La question est maintenant :
Mais où sont les médias ?
Réponse :
Nous sommes les médias !
Le talent ne prend pas feu des applaudissements
– Ovide
Affiche du film : L’Anus Horribilis
Merci pour tes bons mots sur le film, Carl. C’est toujours très intéressant d’entendre ce qui a touché les gens dans dans un objet aussi polysémantique qu’un film. L’un des commentaires les plus fréquents que j’ai reçu suite aux deux projections qui ont eu lieu à date était que c’était un film « très personnel ». C’est fou parce que je sais que c’est éminemment vrai, mais en même temps car tout au long du montage du film c’est bien les péripéties du « militant à la caméra » qu’on a essayé d’organiser, et non les miennes, celles de Bruno Dubuc. Ah bien sûr qu’il y a des « p’tites ressemblances », mais à partir du moment où l’on décide de raconter une histoire, le moindre quidam comme moi devient « un personnage » dont il faut doser les joies, les peines et les emportements pour produire un effet espéré dans le cerveau du spectateur. Pas facile…

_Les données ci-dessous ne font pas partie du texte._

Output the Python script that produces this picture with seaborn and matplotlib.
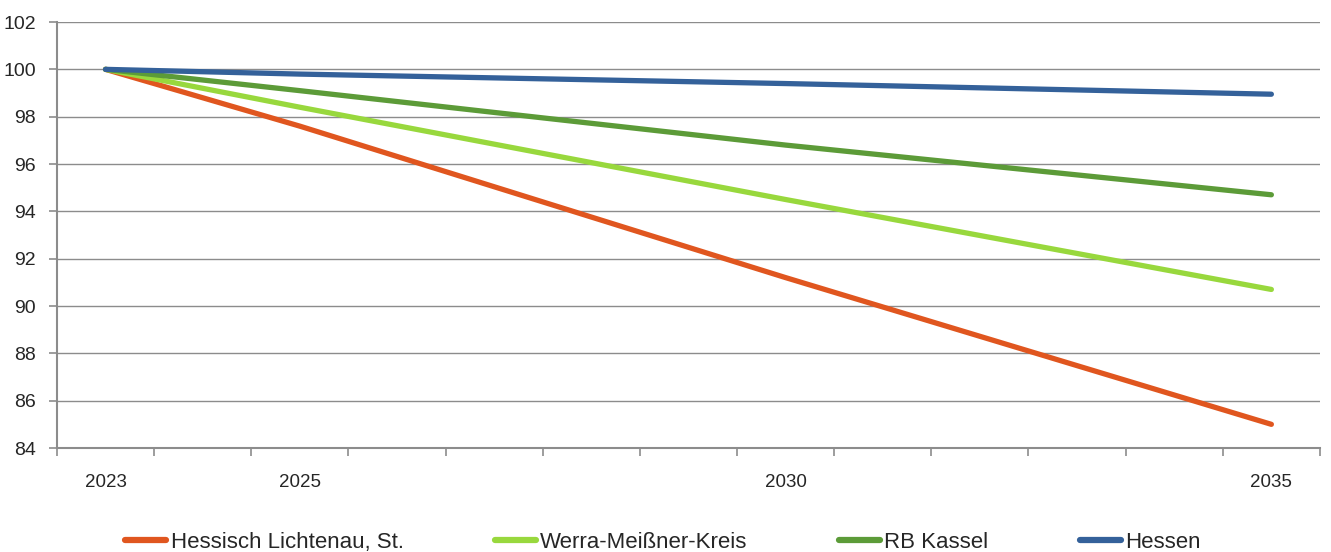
import numpy as np
import pandas as pd
import seaborn as sns
import matplotlib.pyplot as plt
from matplotlib.ticker import FixedLocator, NullFormatter

# data (index 2023 = 100)
years = [2023, 2025, 2030, 2035]
regions = ["Hessisch Lichtenau, St.", "Werra-Meißner-Kreis", "RB Kassel", "Hessen"]
lichtenau = [100.0, 97.6, 91.2, 85.0]
werra = [100.0, 98.4, 94.5, 90.7]
kassel = [100.0, 99.1, 96.8, 94.7]
hessen = [100.0, 99.8, 99.4, 98.95]
colors = ["#E0561F", "#98D83D", "#5C9B38", "#34619A"]
tick_years = [2023, 2025, 2030, 2035]

df = pd.DataFrame({
    "Jahr": years * 4,
    "Wert": lichtenau + werra + kassel + hessen,
    "Region": [r for r in regions for _ in years],
})

sns.set_style("white")
plt.rcParams["font.family"] = ["Liberation Sans", "DejaVu Sans"]

fig = plt.figure(figsize=(13.31, 5.52), dpi=100)
ax = fig.add_axes([0.0428, 0.1884, 0.9489, 0.7717])

sns.lineplot(data=df, x="Jahr", y="Wert", hue="Region", hue_order=regions,
             palette=colors, linewidth=3.8, ax=ax, legend=True,
             solid_capstyle="round")

ax.set_xlim(2022.5, 2035.5)
ax.set_ylim(84, 102)
ax.set_yticks(np.arange(84, 103, 2))
ax.yaxis.grid(True, color="#8c8c8c", linewidth=1.0)
ax.set_axisbelow(True)

# ticks at category boundaries, labels at selected years
ax.xaxis.set_major_locator(FixedLocator(np.arange(2022.5, 2036, 1)))
ax.xaxis.set_major_formatter(NullFormatter())
ax.xaxis.set_minor_locator(FixedLocator(tick_years))
ax.set_xticklabels([str(y) for y in tick_years], minor=True)
ax.tick_params(axis="x", which="major", length=6, width=1.2, color="#8c8c8c", direction="out", bottom=True)
ax.tick_params(axis="x", which="minor", length=0, pad=19, labelsize=13.5)
ax.tick_params(axis="y", length=6, width=1.2, color="#8c8c8c", direction="out", left=True, labelsize=14, pad=9)

for s in ["top", "right"]:
    ax.spines[s].set_visible(False)
for s in ["left", "bottom"]:
    ax.spines[s].set_color("#8c8c8c")
    ax.spines[s].set_linewidth(1.5)

ax.set_xlabel("")
ax.set_ylabel("")

handles, labels = ax.get_legend_handles_labels()
ax.get_legend().remove()
for h in handles:
    h.set_linewidth(4.5)
    h.set_solid_capstyle("round")
fig.legend(handles, labels, loc="center", bbox_to_anchor=(0.498, 0.017), ncol=4,
           frameon=False, fontsize=16, handlelength=1.85, handletextpad=0.2,
           columnspacing=4.1)

fig.savefig("out.png", dpi=100)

Mais tes commentaires, comme d’autres qui m’ont dit que le film leur étaient resté dans la tête un petit bout de temps ou avait été à l’origine de discussions (voir même d’une enguelade, m’a-t-on rapporté !), me font chaud au coeur et me font croire que je ne suis pas complètement passé à côté des objectifs que je m’étais fixés.
Pour ce qui est du Trou de la Bombe, la photo que tu as mise est superbe, mais ce n’est pas le « rocher percé corse » du film. Le trou de la bombe est dans le sud de la Corse dans le massif des Aiguilles de Bavella, alors que le trou « anal » du film est celui du Tafunatu (voir image au http://perso.orange.fr/imagescorse/site10_07.html ) situé tout à côté du Paglia Orba et du mont Cinto, plus haut sommet de la Corse, qui est plus au nord de l’île.
En terminant, je dirai que tu as particulièrement vu juste en disant que la fin du film est un hommage à l’amitié, dans le sens où si les luttes sont pressantes et innombrables, il ne faut pas perdre de vue ce pourquoi l’on se bat et trouver le moyen de vivre dès maintenant, par îlot ou par archipel, cet autre monde que l’on sait possible.